While the present invention has been described in detail with reference to certain exemplary embodiments thereof, such are offered by way of non-limiting example of the invention, as other versions are possible. It is anticipated that a variety of other modifications and changes will be apparent to those having ordinary skill in the art and that such modifications and changes are intended to be encompassed within the spirit and scope of the invention as defined by the following claims.

Claims

1. An automobile light lens for splitting collimated light into a plurality of beams, the lens comprising:

a first surface oriented with respect to the collimated light such that a first portion of the collimated light is allowed to pass through the first surface and out of the lens;

a second surface oriented with respect to the collimated light such that a second portion of the collimated light is reflected off of the second surface by total internal reflection; and

a third surface oriented with respect to the second surface such that the second portion of the collimated light reflected off of the second surface is allowed to pass through the third surface and out of the lens.

2. The automobile light lens of claim 1, wherein the second surface is a generally semi-parabolic surface.

3. The automobile lens of claim 1, wherein the lens further comprises:

a fourth surface oriented with respect to the collimated light such that a third portion of the collimated light is allowed to pass through the third surface and out of the lens; and

a fifth surface oriented with respect to the collimated light such that a fourth portion of the collimated light is reflected off of the second surface by total internal reflection and out of the lens.
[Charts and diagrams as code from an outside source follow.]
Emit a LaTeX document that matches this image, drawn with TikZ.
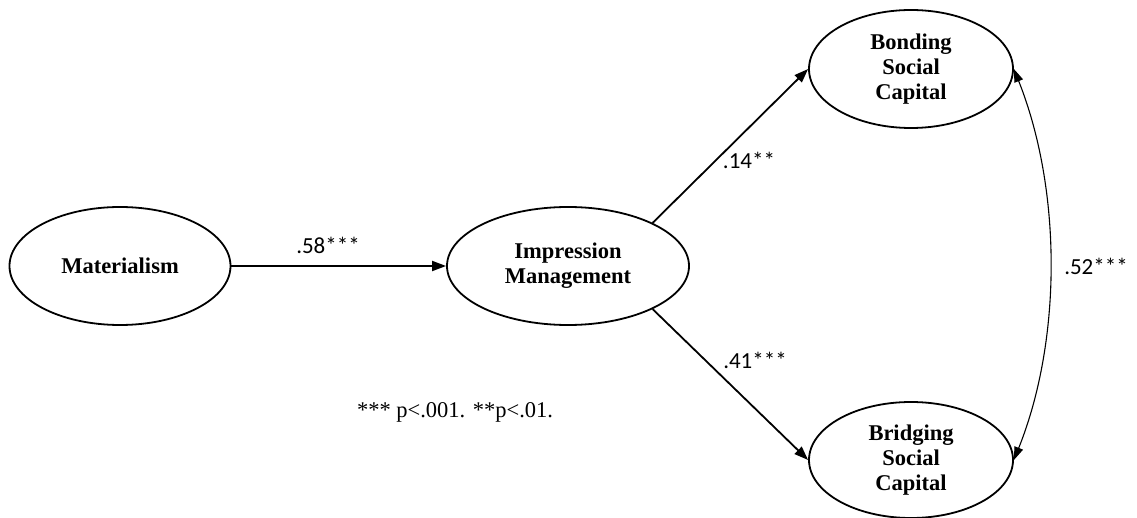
\documentclass[tikz,border=0pt]{standalone}
\usepackage{fontspec}
\setmainfont{Liberation Serif}
\newfontfamily\lblfont{Carlito}
\usetikzlibrary{shapes.geometric,arrows.meta}
\begin{document}
\begin{tikzpicture}[x=1pt,y=-1pt,
  latent/.style={ellipse,draw,line width=1.8pt,inner sep=0pt,align=center,
    font=\fontsize{22.5}{25}\selectfont\bfseries},
  path/.style={line width=1.8pt,-{Triangle[length=14pt,width=10pt]}},
  cov/.style={line width=1.1pt,{Triangle[length=13pt,width=9pt]}-{Triangle[length=13pt,width=9pt]}},
  coef/.style={font=\lblfont\fontsize{23}{26}\selectfont,inner sep=0pt}]
\useasboundingbox (0,0) rectangle (1137,518);
\node[latent,minimum width=221pt,minimum height=118pt] (mat) at (120,266) {Materialism};
\node[latent,minimum width=242pt,minimum height=118pt] (im) at (568,266) {Impression\\Management};
\node[latent,minimum width=204pt,minimum height=118pt] (bond) at (911,69) {Bonding\\Social\\Capital};
\node[latent,minimum width=204pt,minimum height=116pt] (bridge) at (911,460) {Bridging\\Social\\Capital};
\draw[path] (mat.east) -- (im.west);
\draw[path] (im.27) -- (bond.west);
\draw[path] (im.-27) -- (bridge.west);
\draw[cov] (bond.east) .. controls (1062,190) and (1062,340) .. (bridge.east);
\node[coef] (c1) at (328,245) {.58***};
\node[coef] (c2) at (749,160) {.14**};
\node[coef] (c3) at (755,360) {.41***};
\node[coef] (c4) at (1096,266) {.52***};
\node[font=\fontsize{22.5}{26}\selectfont,inner sep=0pt] (note) at (455,412) {*** p<.001. **p<.01.};
\end{tikzpicture}
\end{document}
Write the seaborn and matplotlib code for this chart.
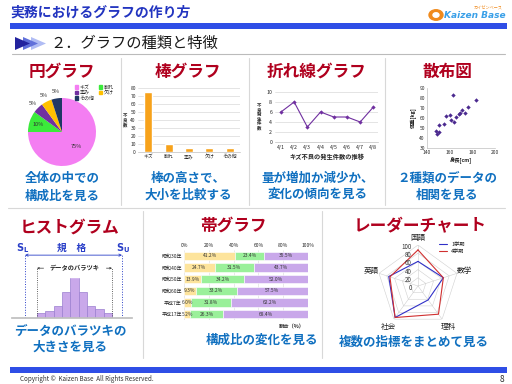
import numpy as np
import matplotlib
matplotlib.use('Agg')
import matplotlib.pyplot as plt
import seaborn as sns
from matplotlib.lines import Line2D
from matplotlib.patches import Polygon, Circle, Patch
from matplotlib.transforms import offset_copy

# ---- データ ----
pie_labels = ['キズ', '割れ', '歪み', '欠け', 'その他']
pie_values = [75, 10, 5, 5, 5]
pie_colors = ['#F47EF2', '#3BEA3B', '#7030A0', '#FFC000', '#1F3864']

bar_labels = ['キズ', '割れ', '歪み', '欠け', 'その他']
bar_values = [75, 10, 5, 5, 5]

line_dates = ['4/1', '4/2', '4/3', '4/4', '4/5', '4/6', '4/7', '4/8']
line_counts = [6, 8, 3, 6, 5, 5, 4, 7]

heights = [162.5, 148.2, 148.8, 150.2, 150.8, 155.2, 157.0, 160.5, 161.0,
           164.0, 165.7, 167.8, 169.2, 170.7, 173.6, 176.0, 183.3]
weights = [83.3, 47.3, 44.0, 45.7, 53.3, 54.0, 61.7, 63.3, 58.3,
           55.7, 60.7, 64.0, 64.7, 67.7, 65.0, 70.7, 78.3]

hist_classes = [1, 2, 3, 4, 5, 6, 7, 8, 9]
hist_counts = [2, 3, 5, 11, 18, 11, 5, 4, 2]

band_years = ['昭和30年', '昭和40年', '昭和50年', '昭和60年', '平成7年', '平成17年']
band_a = [41.2, 24.7, 13.9, 9.3, 6.0, 5.2]
band_b = [23.4, 31.5, 34.2, 33.2, 31.8, 26.3]
band_c = [35.5, 43.7, 52.0, 57.5, 62.2, 68.4]
band_colors = ['#FDE49C', '#9AF09A', '#C9A8EA']

subjects = ['国語', '数学', '理科', '社会', '英語']
term1 = [60, 65, 42, 95, 75]
term4 = [88, 65, 85, 95, 72]

# ---- 図の準備 ----
sns.set_theme(style='white')
plt.rcParams['font.family'] = ['Noto Sans CJK JP', 'DejaVu Sans']
plt.rcParams['axes.unicode_minus'] = False

W, H = 512, 384
fig = plt.figure(figsize=(W / 100, H / 100), dpi=100)
fig.patch.set_facecolor('white')


def box(x0, y0, x1, y1):
    # ピクセル座標 -> figure座標
    return [x0 / W, 1 - y1 / H, (x1 - x0) / W, (y1 - y0) / H]


def ftext(x, y, s, **kw):
    fig.text(x / W, 1 - y / H, s, **kw)


def fline(x0, y0, x1, y1, **kw):
    fig.add_artist(Line2D([x0 / W, x1 / W], [1 - y0 / H, 1 - y1 / H],
                          transform=fig.transFigure, **kw))


TITLE_C = '#B0001E'
DESC_C = '#1070C0'

# ---- ヘッダー ----
ftext(10, 13, '実務におけるグラフの作り方', fontsize=10, fontweight='bold',
      color='#2234C0', va='center')
fig.add_artist(Polygon([[10 / W, 1 - 23 / H], [507 / W, 1 - 23 / H],
                        [507 / W, 1 - 28.5 / H], [10 / W, 1 - 28.5 / H]],
                       transform=fig.transFigure, color='#2F4EE6', lw=0))
fig.add_artist(Circle((436 / W, 1 - 15 / H), 7 / W, transform=fig.transFigure,
                      color='#F08A1C'))
fig.add_artist(Circle((436 / W, 1 - 15 / H), 3 / W, transform=fig.transFigure,
                      color='white'))
ftext(444, 16, 'Kaizen Base', fontsize=6.5, fontweight='bold', style='italic',
      color='#3AA0E8', va='center', family='DejaVu Sans')
ftext(488, 7, 'カイゼンベース', fontsize=3, color='#F08A1C', va='center', ha='center')

# サブタイトルの矢印
for i, c in zip([2, 1, 0], ['#B0BCF4', '#6070DA', '#23239E']):
    x0 = 15 + i * 8
    fig.add_artist(Polygon([[x0 / W, 1 - 37 / H], [x0 / W, 1 - 50 / H],
                            [(x0 + 15) / W, 1 - 43.5 / H]],
                           transform=fig.transFigure, color=c, lw=0))
ftext(50, 43.5, '２．グラフの種類と特徴', fontsize=11, color='#1A1A1A', va='center')
fline(12, 54, 505, 54, color='#BBBBBB', lw=0.8)

# パネルの区切り線
for x in [121, 249, 385]:
    fline(x, 58, x, 205, color='#D8D8D8', lw=0.8)
fline(8, 208, 505, 208, color='#D8D8D8', lw=0.8)
for x in [143, 322]:
    fline(x, 211, x, 358, color='#D8D8D8', lw=0.8)

# ---- 円グラフ ----
ftext(62, 72, '円グラフ', fontsize=12, fontweight='bold', color=TITLE_C,
      ha='center', va='center')
ax = fig.add_axes(box(28, 98, 96, 166))
wedges, _ = ax.pie(pie_values, colors=pie_colors, startangle=90,
                   counterclock=False, wedgeprops=dict(lw=0))
for w, v in zip(wedges, pie_values):
    ang = np.deg2rad((w.theta1 + w.theta2) / 2)
    r = 0.6 if v > 50 else (0.75 if v >= 10 else 1.2)
    ax.text(r * np.cos(ang), r * np.sin(ang), f'{v}%', fontsize=4,
            ha='center', va='center', color='#333333')
ax.set_xlim(-1, 1)
ax.set_ylim(-1, 1)
ax.set_aspect('equal')
order = [0, 2, 4, 1, 3]
handles = [Patch(color=pie_colors[i], label=pie_labels[i]) for i in order]
fig.legend(handles=handles, ncol=2, loc='upper left',
           bbox_to_anchor=(72 / W, 1 - 82 / H), fontsize=3.6, frameon=False,
           handlelength=0.7, handleheight=0.7, handletextpad=0.3,
           columnspacing=0.8, labelspacing=0.1, borderpad=0)
ftext(62, 179, '全体の中での', fontsize=9, fontweight='bold', color=DESC_C,
      ha='center', va='center')
ftext(62, 196, '構成比を見る', fontsize=9, fontweight='bold', color=DESC_C,
      ha='center', va='center')

# ---- 棒グラフ ----
ftext(188, 72, '棒グラフ', fontsize=12, fontweight='bold', color=TITLE_C,
      ha='center', va='center')
ax = fig.add_axes(box(138, 88, 240, 152))
sns.barplot(x=bar_labels, y=bar_values, color='#F7A21B', width=0.4,
            saturation=1, ax=ax)
ax.set_ylim(0, 80)
ax.set_yticks(range(0, 81, 10))
ax.yaxis.grid(True, color='#D9D9D9', lw=0.5)
ax.set_axisbelow(True)
ax.tick_params(labelsize=3.5, length=0, pad=1.5)
for s in ['top', 'right', 'left']:
    ax.spines[s].set_visible(False)
ax.spines['bottom'].set_color('#BFBFBF')
ax.spines['bottom'].set_linewidth(0.5)
ax.set_ylabel('不\n良\n数', fontsize=3.2, rotation=0, labelpad=4,
              va='center', linespacing=0.9, fontweight='bold')
ftext(188, 178, '棒の高さで、', fontsize=9, fontweight='bold', color=DESC_C,
      ha='center', va='center')
ftext(188, 195, '大小を比較する', fontsize=9, fontweight='bold', color=DESC_C,
      ha='center', va='center')

# ---- 折れ線グラフ ----
ftext(317, 72, '折れ線グラフ', fontsize=12, fontweight='bold', color=TITLE_C,
      ha='center', va='center')
ax = fig.add_axes(box(275, 92, 378, 142))
sns.lineplot(x=line_dates, y=line_counts, color='#7030A0', marker='D',
             markersize=2.2, markeredgewidth=0, lw=0.8, ax=ax)
ax.set_ylim(0, 10)
ax.set_yticks(range(0, 11, 2))
ax.set_xlim(-0.45, 7.35)
ax.yaxis.grid(True, color='#D9D9D9', lw=0.5)
ax.set_axisbelow(True)
ax.tick_params(labelsize=3.8, length=0, pad=2)
for s in ['top', 'right', 'left']:
    ax.spines[s].set_visible(False)
ax.spines['bottom'].set_color('#BFBFBF')
ax.spines['bottom'].set_linewidth(0.5)
ax.set_ylabel('不\n良\n発\n生\n件\n数', fontsize=3.2, rotation=0, labelpad=5,
              va='center', linespacing=0.9, fontweight='bold')
ax.set_xlabel('キズ不良の発生件数の推移', fontsize=4.5, fontweight='bold',
              labelpad=2)
ftext(318, 178, '量が増加か減少か、', fontsize=9, fontweight='bold', color=DESC_C,
      ha='center', va='center')
ftext(318, 194, '変化の傾向を見る', fontsize=9, fontweight='bold', color=DESC_C,
      ha='center', va='center')

# ---- 散布図 ----
ftext(447, 72, '散布図', fontsize=12, fontweight='bold', color=TITLE_C,
      ha='center', va='center')
ax = fig.add_axes(box(427, 88, 495, 148))
sns.scatterplot(x=heights, y=weights, color='#4B2A8F', marker='D', s=5,
                linewidth=0, ax=ax)
ax.set_xlim(140, 200)
ax.set_ylim(30, 90)
ax.set_xticks(range(140, 201, 20))
ax.set_yticks(range(30, 91, 10))
ax.tick_params(labelsize=3.5, length=0, pad=1.5)
for s in ['top', 'right']:
    ax.spines[s].set_visible(False)
for s in ['left', 'bottom']:
    ax.spines[s].set_color('#BFBFBF')
    ax.spines[s].set_linewidth(0.5)
ax.set_xlabel('身長[cm]', fontsize=3.8, fontweight='bold', labelpad=1.5)
ax.set_ylabel('体重[kg]', fontsize=3.8, fontweight='bold', labelpad=1.5)
ftext(447, 178, '２種類のデータの', fontsize=9, fontweight='bold', color=DESC_C,
      ha='center', va='center')
ftext(447, 195, '相関を見る', fontsize=9, fontweight='bold', color=DESC_C,
      ha='center', va='center')

# ---- ヒストグラム ----
ftext(70, 228, 'ヒストグラム', fontsize=12, fontweight='bold', color=TITLE_C,
      ha='center', va='center')
ax = fig.add_axes(box(12, 240, 132, 318))
sns.histplot(x=hist_classes, weights=hist_counts, discrete=True,
             color='#C9A8EA', edgecolor='#9B7FD0', linewidth=0.5, alpha=1, ax=ax)
ax.set_xlim(-2.5, 11.9)
ax.set_ylim(0, 33.5)
ax.set_xticks([])
ax.set_yticks([])
ax.set_ylabel('')
for s in ['top', 'right', 'left']:
    ax.spines[s].set_visible(False)
ax.spines['bottom'].set_color('#BFBFBF')
sl, su = -0.94, 10.7
blue = '#2A3FC8'
for x in [sl, su]:
    ax.plot([x, x], [0, 27], ls=':', color=blue, lw=0.7)
ax.annotate('', xy=(sl, 27), xytext=(su, 27),
            arrowprops=dict(arrowstyle='<->', color=blue, lw=0.6,
                            mutation_scale=4, shrinkA=0, shrinkB=0))
for x in [0.5, 9.5]:
    ax.plot([x, x], [0, 21.4], ls=':', color='#333333', lw=0.6)
ax.annotate('', xy=(0.5, 21.4), xytext=(9.5, 21.4),
            arrowprops=dict(arrowstyle='<->', color='#333333', lw=0.5,
                            mutation_scale=3, shrinkA=0, shrinkB=0))
ax.text(5, 21.4, 'データのバラツキ', fontsize=4.5, fontweight='bold',
        ha='center', va='center', backgroundcolor='white', color='#222222')
ftext(23, 248, r'$\mathbf{S_L}$', fontsize=7, color=blue, ha='center', va='center')
ftext(123, 248, r'$\mathbf{S_U}$', fontsize=7, color=blue, ha='center', va='center')
ftext(72, 248, '規　格', fontsize=7, fontweight='bold', color=blue,
      ha='center', va='center')
ftext(70, 331, 'データのバラツキの', fontsize=9, fontweight='bold', color=DESC_C,
      ha='center', va='center')
ftext(70, 347, '大きさを見る', fontsize=9, fontweight='bold', color=DESC_C,
      ha='center', va='center')

# ---- 帯グラフ ----
ftext(233, 226, '帯グラフ', fontsize=12, fontweight='bold', color=TITLE_C,
      ha='center', va='center')
ax = fig.add_axes(box(184, 250, 308, 320))
left = np.zeros(len(band_years))
for vals, c in zip([band_a, band_b, band_c], band_colors):
    bars = ax.barh(band_years, vals, left=left, color=c, height=0.72,
                   edgecolor='white', linewidth=0.4)
    ax.bar_label(bars, labels=[f'{v:.1f}%' for v in vals], label_type='center',
                 fontsize=3.5, color='#333333')
    left += np.array(vals)
ax.set_xlim(0, 100)
ax.set_ylim(len(band_years) - 0.5, -0.5)
ax.set_xticks(range(0, 101, 20))
ax.set_xticklabels([f'{v}%' for v in range(0, 101, 20)])
ax.xaxis.tick_top()
ax.xaxis.grid(True, color='#D9D9D9', lw=0.4)
ax.set_axisbelow(True)
ax.tick_params(labelsize=3.6, length=0, pad=1.5)
for s in ax.spines.values():
    s.set_visible(False)
ftext(305, 327, '割合（%）', fontsize=3.8, fontweight='bold', ha='right',
      va='center')
ftext(262, 340, '構成比の変化を見る', fontsize=9, fontweight='bold', color=DESC_C,
      ha='center', va='center')

# ---- レーダーチャート ----
ftext(420, 226, 'レーダーチャート', fontsize=12, fontweight='bold', color=TITLE_C,
      ha='center', va='center')
ax = fig.add_axes(box(377, 245, 459, 327), projection='polar')
ax.set_theta_offset(np.pi / 2)
ax.set_theta_direction(-1)
angles = np.linspace(0, 2 * np.pi, len(subjects), endpoint=False)
closed = np.append(angles, angles[0])
for r in range(20, 101, 20):
    ax.plot(closed, [r] * len(closed), color='#D0D0D0', lw=0.4)
ax.plot(closed, term1 + term1[:1], color='#3030C8', lw=0.8, label='1学期')
ax.plot(closed, term4 + term4[:1], color='#D03030', lw=0.8, label='4学期')
ax.set_ylim(0, 100)
ax.set_xticks(angles)
ax.set_xticklabels([])
for a, s, r in zip(angles, subjects, [117, 120, 124, 124, 120]):
    ax.text(a, r, s, fontsize=5.5, ha='center', va='center', color='#222222')
ax.set_yticks(range(0, 101, 20))
ax.set_yticklabels([])
ax.yaxis.grid(False)
ax.xaxis.grid(True, color='#D0D0D0', lw=0.4)
ax.spines['polar'].set_visible(False)
ax.set_facecolor('none')
trans = offset_copy(ax.transData, fig=fig, x=-4.5, y=-1.5, units='points')
for r in range(0, 101, 20):
    ax.text(0, r, str(r), fontsize=4.5, ha='right', va='center',
            transform=trans, color='#333333')
ax.legend(loc='upper left', bbox_to_anchor=(436 / W, 1 - 239 / H),
          bbox_transform=fig.transFigure, fontsize=3.8, frameon=False,
          handlelength=1.6, labelspacing=0.4, borderpad=0)
ftext(414, 342, '複数の指標をまとめて見る', fontsize=9, fontweight='bold',
      color=DESC_C, ha='center', va='center')

# ---- フッター ----
fig.add_artist(Polygon([[10 / W, 1 - 367 / H], [507 / W, 1 - 367 / H],
                        [507 / W, 1 - 373 / H], [10 / W, 1 - 373 / H]],
                       transform=fig.transFigure, color='#2F4EE6', lw=0))
ftext(20, 379, 'Copyright ©  Kaizen Base  All Rights Reserved.', fontsize=4.5,
      color='#333333', va='center')
ftext(502, 379, '8', fontsize=6, color='#333333', va='center', ha='center')

fig.savefig('out.png', dpi=100)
4. The automobile lens of claim 3, wherein:

the first and the third portion of the collimated light comprises about fifty per-cent of the collimated light passing out of the lens, the first and third portion of the collimated light passing out of the lens in a first direction;

the second portion of the collimated light is reflected by the second surface in a direction approximately normal to the first direction; and

the fourth portion of the collimated light is reflected by the fifth surface in a direction approximately normal to the first direction.

5. An automobile lighting assembly comprising:

a generally lambertian light source;

a collimator in optical communication with the light source and oriented with respect to the light source such that light from the light source that impinges the collimator is collimated; and

a lens, the lens comprising:

a first surface oriented with respect to the collimator such that some of the collimated light is allowed to pass through the first surface and out of the lens;

a second surface oriented with respect to the collimator such that some of the collimated light that does not pass through the first surface is reflected off of the second surface by total internal reflection; and

a third surface oriented with respect to the second surface such that the collimated light reflected off of the second surface is allowed to pass through the third surface and out of the lens.

6. The automobile lighting assembly of claim 5, wherein the lens and collimator are molded as an integral unit.

7. The automobile lighting assembly of claim 6, further comprising, a light pipe.

8. The automobile lighting assembly of claim 6, wherein the collimated light reflected by the second surface is reflected in a direction approximately normal to the first direction.